* begin GIVEN INFORMATION *
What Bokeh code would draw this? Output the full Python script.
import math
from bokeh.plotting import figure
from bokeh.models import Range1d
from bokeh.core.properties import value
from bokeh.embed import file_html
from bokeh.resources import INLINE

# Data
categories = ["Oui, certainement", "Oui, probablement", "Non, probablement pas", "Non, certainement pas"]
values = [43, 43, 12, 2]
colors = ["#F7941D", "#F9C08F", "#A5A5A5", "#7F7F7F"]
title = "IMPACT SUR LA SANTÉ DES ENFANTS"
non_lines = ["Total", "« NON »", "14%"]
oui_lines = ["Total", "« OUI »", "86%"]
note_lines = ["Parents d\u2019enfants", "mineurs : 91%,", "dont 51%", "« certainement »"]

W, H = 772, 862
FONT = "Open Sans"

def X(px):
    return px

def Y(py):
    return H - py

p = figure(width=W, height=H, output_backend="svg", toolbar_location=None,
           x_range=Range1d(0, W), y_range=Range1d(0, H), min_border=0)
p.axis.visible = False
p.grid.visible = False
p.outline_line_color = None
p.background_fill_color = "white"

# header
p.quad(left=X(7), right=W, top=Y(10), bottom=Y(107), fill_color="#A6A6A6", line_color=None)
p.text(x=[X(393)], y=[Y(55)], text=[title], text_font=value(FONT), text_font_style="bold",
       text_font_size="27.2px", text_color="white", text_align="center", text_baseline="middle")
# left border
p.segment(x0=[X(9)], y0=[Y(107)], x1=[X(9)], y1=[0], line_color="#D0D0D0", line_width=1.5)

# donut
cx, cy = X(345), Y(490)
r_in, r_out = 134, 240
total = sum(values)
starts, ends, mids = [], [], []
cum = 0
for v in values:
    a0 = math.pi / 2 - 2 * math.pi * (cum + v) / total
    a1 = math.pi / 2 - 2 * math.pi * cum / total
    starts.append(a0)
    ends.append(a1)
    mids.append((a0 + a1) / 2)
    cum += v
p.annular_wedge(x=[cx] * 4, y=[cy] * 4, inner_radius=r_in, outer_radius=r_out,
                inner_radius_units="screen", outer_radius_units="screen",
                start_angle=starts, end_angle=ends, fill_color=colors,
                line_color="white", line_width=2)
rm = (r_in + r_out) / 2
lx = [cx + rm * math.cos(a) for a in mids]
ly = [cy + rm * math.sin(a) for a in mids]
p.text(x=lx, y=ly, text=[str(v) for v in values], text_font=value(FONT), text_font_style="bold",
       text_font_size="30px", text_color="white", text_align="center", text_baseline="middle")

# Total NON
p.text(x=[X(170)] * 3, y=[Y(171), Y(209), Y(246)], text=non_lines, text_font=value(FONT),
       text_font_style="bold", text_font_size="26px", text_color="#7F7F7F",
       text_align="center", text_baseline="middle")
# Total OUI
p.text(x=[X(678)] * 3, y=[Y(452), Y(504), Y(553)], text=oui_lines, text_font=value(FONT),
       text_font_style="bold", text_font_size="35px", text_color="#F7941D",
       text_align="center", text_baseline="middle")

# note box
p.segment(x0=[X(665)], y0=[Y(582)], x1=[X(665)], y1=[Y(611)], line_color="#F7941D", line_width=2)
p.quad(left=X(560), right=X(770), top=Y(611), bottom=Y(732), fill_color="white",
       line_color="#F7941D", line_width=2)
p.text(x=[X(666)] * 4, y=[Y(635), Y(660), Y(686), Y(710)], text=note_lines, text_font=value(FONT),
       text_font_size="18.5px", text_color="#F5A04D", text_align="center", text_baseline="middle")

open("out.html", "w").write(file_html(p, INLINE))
* end GIVEN INFORMATION *
* begin GIVEN INFORMATION *
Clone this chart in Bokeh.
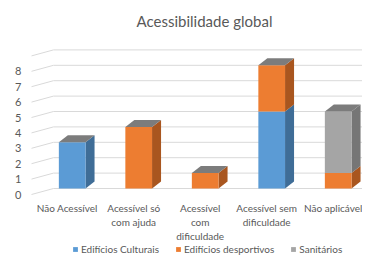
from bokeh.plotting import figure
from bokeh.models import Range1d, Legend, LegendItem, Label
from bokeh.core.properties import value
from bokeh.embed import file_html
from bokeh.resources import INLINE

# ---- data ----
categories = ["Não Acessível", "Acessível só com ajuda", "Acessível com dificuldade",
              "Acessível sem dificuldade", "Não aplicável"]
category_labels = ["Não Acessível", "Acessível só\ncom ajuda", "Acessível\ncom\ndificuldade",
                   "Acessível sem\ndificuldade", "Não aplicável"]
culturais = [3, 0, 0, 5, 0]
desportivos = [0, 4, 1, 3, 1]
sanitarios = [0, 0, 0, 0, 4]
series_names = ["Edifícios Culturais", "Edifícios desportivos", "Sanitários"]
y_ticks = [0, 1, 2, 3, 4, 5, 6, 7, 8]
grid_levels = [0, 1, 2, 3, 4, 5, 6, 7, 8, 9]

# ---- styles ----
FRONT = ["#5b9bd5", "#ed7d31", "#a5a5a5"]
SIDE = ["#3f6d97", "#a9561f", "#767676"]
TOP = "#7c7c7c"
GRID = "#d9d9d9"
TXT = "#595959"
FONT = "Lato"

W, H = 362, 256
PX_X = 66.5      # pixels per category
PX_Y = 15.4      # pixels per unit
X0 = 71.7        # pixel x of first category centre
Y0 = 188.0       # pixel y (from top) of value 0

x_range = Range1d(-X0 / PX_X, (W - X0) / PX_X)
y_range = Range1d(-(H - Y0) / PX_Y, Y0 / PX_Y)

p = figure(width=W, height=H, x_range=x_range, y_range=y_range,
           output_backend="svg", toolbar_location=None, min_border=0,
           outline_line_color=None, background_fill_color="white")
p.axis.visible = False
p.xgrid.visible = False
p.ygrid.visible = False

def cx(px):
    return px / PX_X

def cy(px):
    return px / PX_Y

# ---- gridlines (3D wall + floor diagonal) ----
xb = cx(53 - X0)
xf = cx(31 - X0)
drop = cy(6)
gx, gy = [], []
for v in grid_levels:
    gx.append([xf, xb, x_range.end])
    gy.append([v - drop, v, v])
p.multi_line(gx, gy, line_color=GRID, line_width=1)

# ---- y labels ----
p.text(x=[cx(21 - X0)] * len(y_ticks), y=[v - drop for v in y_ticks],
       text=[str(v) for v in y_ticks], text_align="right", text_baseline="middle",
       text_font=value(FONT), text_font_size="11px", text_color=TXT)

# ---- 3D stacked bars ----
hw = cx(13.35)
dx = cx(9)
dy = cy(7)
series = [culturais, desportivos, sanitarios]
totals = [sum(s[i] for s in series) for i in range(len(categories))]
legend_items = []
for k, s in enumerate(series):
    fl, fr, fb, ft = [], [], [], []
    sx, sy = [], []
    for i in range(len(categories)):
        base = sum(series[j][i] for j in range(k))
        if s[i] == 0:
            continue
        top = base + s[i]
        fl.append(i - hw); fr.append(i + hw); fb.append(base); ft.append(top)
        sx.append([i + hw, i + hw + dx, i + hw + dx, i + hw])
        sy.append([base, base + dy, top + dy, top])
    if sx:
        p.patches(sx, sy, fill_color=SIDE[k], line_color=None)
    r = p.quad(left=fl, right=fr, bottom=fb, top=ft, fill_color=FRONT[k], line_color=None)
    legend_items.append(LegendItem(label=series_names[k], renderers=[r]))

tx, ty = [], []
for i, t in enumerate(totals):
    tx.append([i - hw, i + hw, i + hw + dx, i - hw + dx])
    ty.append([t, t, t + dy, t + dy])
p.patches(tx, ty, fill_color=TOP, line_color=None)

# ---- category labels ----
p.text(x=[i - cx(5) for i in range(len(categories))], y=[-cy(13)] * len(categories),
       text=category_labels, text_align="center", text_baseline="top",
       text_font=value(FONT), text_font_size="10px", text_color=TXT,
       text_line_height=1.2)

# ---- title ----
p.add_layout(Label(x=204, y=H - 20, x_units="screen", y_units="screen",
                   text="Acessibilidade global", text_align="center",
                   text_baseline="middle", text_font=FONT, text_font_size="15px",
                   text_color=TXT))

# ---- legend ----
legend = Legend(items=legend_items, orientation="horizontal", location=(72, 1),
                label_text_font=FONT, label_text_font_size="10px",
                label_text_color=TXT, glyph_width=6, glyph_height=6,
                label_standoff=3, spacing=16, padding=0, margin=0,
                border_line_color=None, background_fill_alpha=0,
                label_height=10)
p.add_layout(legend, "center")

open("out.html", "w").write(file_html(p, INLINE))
* end GIVEN INFORMATION *
**PROBLEM STATEMENT**
Restate word for word the part that opens with the line containing "Clone this chart in Bokeh." and closes with the line containing "grid_levels = [0, 1, 2, 3, 4, 5, 6, 7, 8, 9]", both ends included, and nothing else. Omit any images.

**EXERCISE ANSWER**
Clone this chart in Bokeh.
from bokeh.plotting import figure
from bokeh.models import Range1d, Legend, LegendItem, Label
from bokeh.core.properties import value
from bokeh.embed import file_html
from bokeh.resources import INLINE

# ---- data ----
categories = ["Não Acessível", "Acessível só com ajuda", "Acessível com dificuldade",
              "Acessível sem dificuldade", "Não aplicável"]
category_labels = ["Não Acessível", "Acessível só\ncom ajuda", "Acessível\ncom\ndificuldade",
                   "Acessível sem\ndificuldade", "Não aplicável"]
culturais = [3, 0, 0, 5, 0]
desportivos = [0, 4, 1, 3, 1]
sanitarios = [0, 0, 0, 0, 4]
series_names = ["Edifícios Culturais", "Edifícios desportivos", "Sanitários"]
y_ticks = [0, 1, 2, 3, 4, 5, 6, 7, 8]
grid_levels = [0, 1, 2, 3, 4, 5, 6, 7, 8, 9]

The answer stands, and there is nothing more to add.